Directions: Print, word for word, the opening line of the data below and every line after it through the line that contains "1.73, 1.66, 1.59, 1.56, 1.54, 1.53, 1.55, 1.59, 1.63, 1.66];", but not the pictures.
::::::
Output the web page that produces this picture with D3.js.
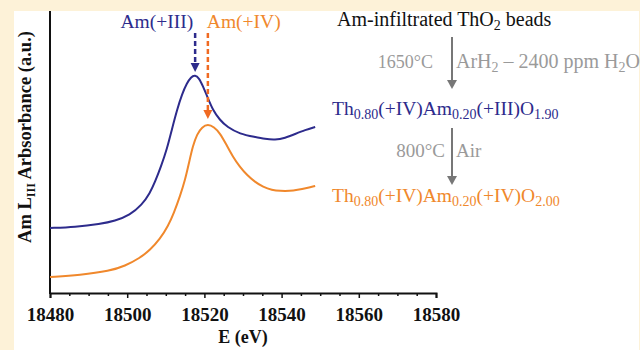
<!DOCTYPE html>
<html lang="en">
<head>
    <meta charset="UTF-8" />
    <title>Am LIII XANES</title>
    <script src="https://d3js.org/d3.v7.min.js"></script>
    <style>
        body { margin: 0; background: #fdf2d8; }
        svg { display: block; }
        text { font-family: "Liberation Serif", "Times New Roman", serif; }
    </style>
</head>

<body>
    <script>
        var w = 640;
        var h = 350;

        // Energy (eV) and absorbance (a.u., offset)
        var energyAm3 = [18480, 18486.5, 18493, 18496.8, 18500.7, 18503.8, 18505.9, 18507.2, 18508.8, 18510.3,
            18511.6, 18512.9, 18514.2, 18515.5, 18516.5, 18517.6, 18518.6, 18519.6, 18520.9, 18522.2,
            18524, 18525.9, 18529.2, 18533.1, 18535.7, 18538.3, 18540.9, 18543.5, 18546.1, 18548.7];
        var absAm3 = [0.65, 0.66, 0.69, 0.72, 0.78, 0.88, 1.00, 1.11, 1.27, 1.44,
            1.64, 1.83, 1.99, 2.10, 2.16, 2.18, 2.15, 2.07, 1.95, 1.83,
            1.73, 1.66, 1.59, 1.56, 1.54, 1.53, 1.55, 1.59, 1.63, 1.66];

        var energyAm4 = [18480, 18487.8, 18495.5, 18499.4, 18503.3, 18505.9, 18508.5, 18510.6, 18512.1, 18513.7,
            18515, 18516, 18517, 18518.1, 18519.4, 18520.9, 18522.5, 18524, 18525.6, 18527.4,
            18529.2, 18531, 18533.1, 18535.2, 18537.5, 18539.6, 18542.2, 18544, 18546.6, 18548.7];
        var absAm4 = [0.16, 0.18, 0.22, 0.27, 0.35, 0.43, 0.54, 0.67, 0.80, 0.97,
            1.13, 1.30, 1.47, 1.59, 1.66, 1.69, 1.66, 1.60, 1.49, 1.36,
            1.26, 1.18, 1.11, 1.06, 1.03, 1.02, 1.02, 1.03, 1.05, 1.07];

        var xTicks = [18480, 18500, 18520, 18540, 18560, 18580];
        var peakAm3 = 18517.6;
        var peakAm4 = 18520.9;

        var blue = "#2d2b8c";
        var orange = "#f0882c";
        var gray = "#9a9a9a";

        var svg = d3.select("body")
            .append("svg")
            .attr("width", w)
            .attr("height", h);

        // white panel on cream background
        svg.append("rect")
            .attr("x", 14).attr("y", 11)
            .attr("width", 625).attr("height", h - 11)
            .attr("fill", "white");

        // Scales
        var xScale = d3.scaleLinear()
            .domain([18480, 18580])
            .range([50, 436]);

        var yScale = d3.scaleLinear()
            .domain([0, 2.82])
            .range([293, 11]);

        // Axes
        var xAxis = d3.axisBottom(xScale)
            .tickValues(xTicks)
            .tickSize(5)
            .tickPadding(10)
            .tickFormat(d3.format("d"));

        var xMinor = d3.axisBottom(xScale)
            .tickValues(d3.range(18485, 18580, 5).filter(function(d) { return d % 20 !== 0; }))
            .tickSize(3)
            .tickFormat("");

        svg.append("g")
            .attr("transform", "translate(0," + yScale(0) + ")")
            .call(xMinor)
            .call(function(g) { g.select(".domain").remove(); })
            .selectAll("line").attr("stroke", "#111").attr("stroke-width", 1.5);

        var gx = svg.append("g")
            .attr("transform", "translate(0," + yScale(0) + ")")
            .call(xAxis);
        gx.select(".domain").attr("stroke", "#111").attr("stroke-width", 2);
        gx.selectAll("line").attr("stroke", "#111").attr("stroke-width", 1.5);
        gx.selectAll("text")
            .attr("font-family", "Liberation Serif, serif")
            .attr("font-size", 19)
            .attr("font-weight", "bold")
            .attr("fill", "#111");

        // y axis line only (no ticks)
        svg.append("line")
            .attr("x1", xScale(18480)).attr("x2", xScale(18480))
            .attr("y1", yScale(2.82)).attr("y2", yScale(0) + 1)
            .attr("stroke", "#111").attr("stroke-width", 2);

        svg.append("text")
            .attr("x", (xScale(18480) + xScale(18580)) / 2)
            .attr("y", 343)
            .attr("text-anchor", "middle")
            .attr("font-size", 18)
            .attr("font-weight", "bold")
            .attr("fill", "#111")
            .text("E (eV)");

        var yLab = svg.append("text")
            .attr("transform", "translate(31,137) rotate(-90)")
            .attr("text-anchor", "middle")
            .attr("font-size", 18.5)
            .attr("font-weight", "bold")
            .attr("fill", "#111");
        yLab.append("tspan").text("Am L");
        yLab.append("tspan").attr("font-size", 12).attr("dy", 4).text("III");
        yLab.append("tspan").attr("dy", -4).text(" Arbsorbance (a.u.)");

        // Curves
        var line = d3.line()
            .x(function(d) { return xScale(d[0]); })
            .y(function(d) { return yScale(d[1]); })
            .curve(d3.curveBasis);

        svg.append("path")
            .datum(d3.zip(energyAm3, absAm3))
            .attr("d", line)
            .attr("fill", "none")
            .attr("stroke", blue)
            .attr("stroke-width", 2);

        svg.append("path")
            .datum(d3.zip(energyAm4, absAm4))
            .attr("d", line)
            .attr("fill", "none")
            .attr("stroke", orange)
            .attr("stroke-width", 2);

        // Dashed arrows pointing at the peaks
        function dashedArrow(x, y0, y1, color) {
            svg.append("line")
                .attr("x1", x).attr("x2", x)
                .attr("y1", y0).attr("y2", y1 - 8)
                .attr("stroke", color)
                .attr("stroke-width", 2.5)
                .attr("stroke-dasharray", "5,3");
            svg.append("path")
                .attr("d", "M" + (x - 4.5) + "," + (y1 - 9) + "L" + (x + 4.5) + "," + (y1 - 9) + "L" + x + "," + y1 + "Z")
                .attr("fill", color);
        }
        dashedArrow(xScale(peakAm3), 33, 72, blue);
        dashedArrow(xScale(peakAm4), 33, 119, "#f06a22");

        svg.append("text")
            .attr("x", xScale(peakAm3) - 2).attr("y", 28)
            .attr("text-anchor", "end")
            .attr("font-size", 19.5)
            .attr("fill", blue)
            .text("Am(+III)");

        svg.append("text")
            .attr("x", xScale(peakAm4) - 1).attr("y", 28)
            .attr("font-size", 19.5)
            .attr("fill", orange)
            .text("Am(+IV)");

        // Reaction scheme on the right
        function richText(x, y, parts, color, size, subSize) {
            var t = svg.append("text")
                .attr("x", x).attr("y", y)
                .attr("font-size", size)
                .attr("fill", color);
            var shift = 0;
            parts.forEach(function(p) {
                var dy = (p[1] ? 4 : 0) - shift;
                shift = p[1] ? 4 : 0;
                t.append("tspan")
                    .attr("dy", dy)
                    .attr("font-size", p[1] ? subSize : size)
                    .text(p[0]);
            });
            return t;
        }

        function grayArrow(x, y0, y1) {
            svg.append("line")
                .attr("x1", x).attr("x2", x)
                .attr("y1", y0).attr("y2", y1 - 7)
                .attr("stroke", "#777")
                .attr("stroke-width", 2);
            svg.append("path")
                .attr("d", "M" + (x - 5) + "," + (y1 - 9) + "L" + (x + 5) + "," + (y1 - 9) + "L" + x + "," + y1 + "Z")
                .attr("fill", "#777");
        }

        richText(337, 26, [["Am-infiltrated ThO", false], ["2", true], [" beads", false]], "#111", 20, 14);

        grayArrow(452, 37, 89);
        richText(433, 68, [["1650°C", false]], gray, 18, 13).attr("text-anchor", "end");
        richText(456, 68, [["ArH", false], ["2", true], [" – 2400 ppm H", false], ["2", true], ["O", false]], gray, 20, 14);

        richText(332, 115, [["Th", false], ["0.80", true], ["(+IV)Am", false], ["0.20", true], ["(+III)O", false], ["1.90", true]], blue, 19.5, 14);

        grayArrow(452, 128, 185);
        richText(445, 157, [["800°C", false]], gray, 19, 13).attr("text-anchor", "end");
        richText(456, 157, [["Air", false]], gray, 19, 13);

        richText(332, 202, [["Th", false], ["0.80", true], ["(+IV)Am", false], ["0.20", true], ["(+IV)O", false], ["2.00", true]], orange, 19.5, 14);
    </script>
</body>
</html>
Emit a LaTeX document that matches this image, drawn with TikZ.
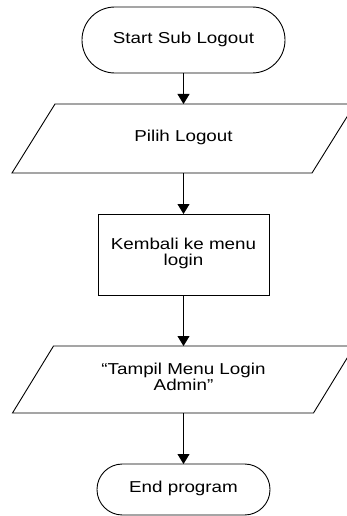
::::::
Task response:
Output the web page that produces this picture with D3.js.
<!DOCTYPE html>
<html lang="en">
<head>
    <meta charset="UTF-8" />
    <title>Am LIII XANES</title>
    <script src="https://d3js.org/d3.v7.min.js"></script>
    <style>
        body { margin: 0; background: #fdf2d8; }
        svg { display: block; }
        text { font-family: "Liberation Serif", "Times New Roman", serif; }
    </style>
</head>

<body>
    <script>
        var w = 640;
        var h = 350;

        // Energy (eV) and absorbance (a.u., offset)
        var energyAm3 = [18480, 18486.5, 18493, 18496.8, 18500.7, 18503.8, 18505.9, 18507.2, 18508.8, 18510.3,
            18511.6, 18512.9, 18514.2, 18515.5, 18516.5, 18517.6, 18518.6, 18519.6, 18520.9, 18522.2,
            18524, 18525.9, 18529.2, 18533.1, 18535.7, 18538.3, 18540.9, 18543.5, 18546.1, 18548.7];
        var absAm3 = [0.65, 0.66, 0.69, 0.72, 0.78, 0.88, 1.00, 1.11, 1.27, 1.44,
            1.64, 1.83, 1.99, 2.10, 2.16, 2.18, 2.15, 2.07, 1.95, 1.83,
            1.73, 1.66, 1.59, 1.56, 1.54, 1.53, 1.55, 1.59, 1.63, 1.66];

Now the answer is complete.